# Help getting started in recording



## Ophidian (May 22, 2006)

Ok don't make fun of me because I don't know. I'm thinking of home recording some of my bad songs I wrote and was wondering what I need for recording?


----------



## Geek (Jun 5, 2007)

When I record, I use Quartz Studio Free:
http://www.digitalsoundplanet.com/
(go to downloads, free membership required)

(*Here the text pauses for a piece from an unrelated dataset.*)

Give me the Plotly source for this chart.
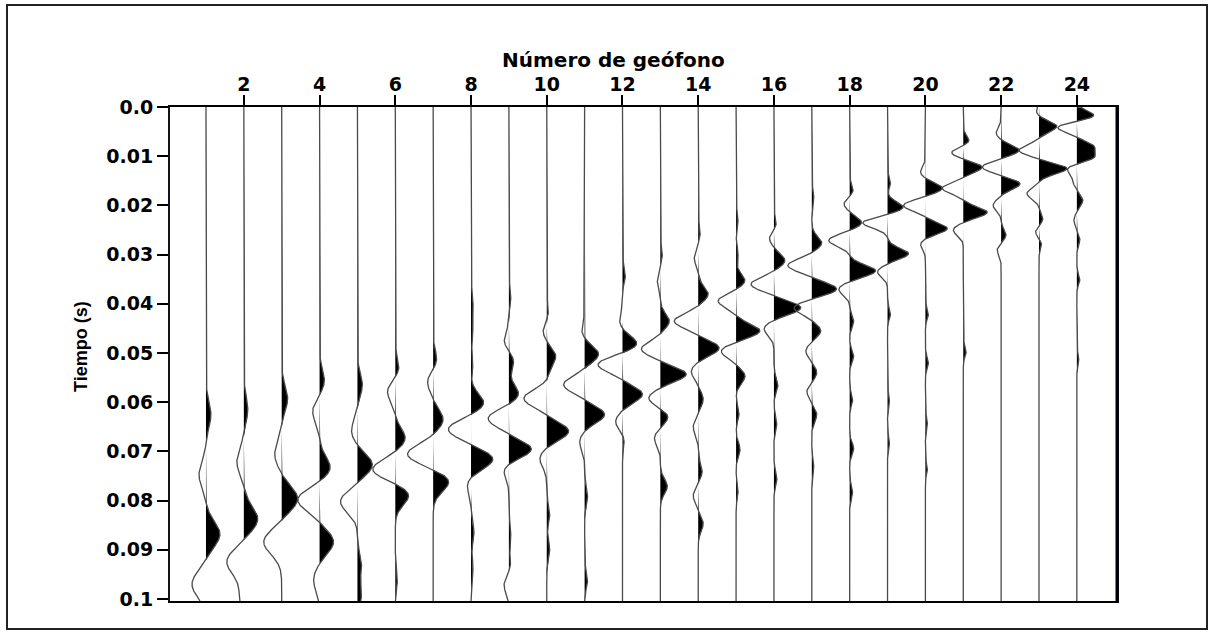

It's a nice little 4 track stereo mixer/recorder with chorus and reverb.

Cheers!


----------



## Ophidian (May 22, 2006)

What do I use to go from my guitar to my computer?


----------



## fraser (Feb 24, 2007)

hi
theres a load of options, a lot depends on your needs, what equipment you already have, how much you can spend, and how much time you have to invest. you can get a free multitrack recording app, and something like a stealthplug or a lightsnake- or plug a dynamic mic into your mic input of your soundcard and mic your amp-
i would first read through this thread a bit, 
http://guitarscanada.com/Board/showthread.php?t=8894
then give us a bit of info and your thoughts here, lots of guys here to help


----------



## Vincent (Nov 24, 2007)

If you want to start recording on your computer you will need an interface...also some people plug directly into sound card on their computer.

When looking around for an interface make sure you read the system requirements for the product as it may not work on the computer you have.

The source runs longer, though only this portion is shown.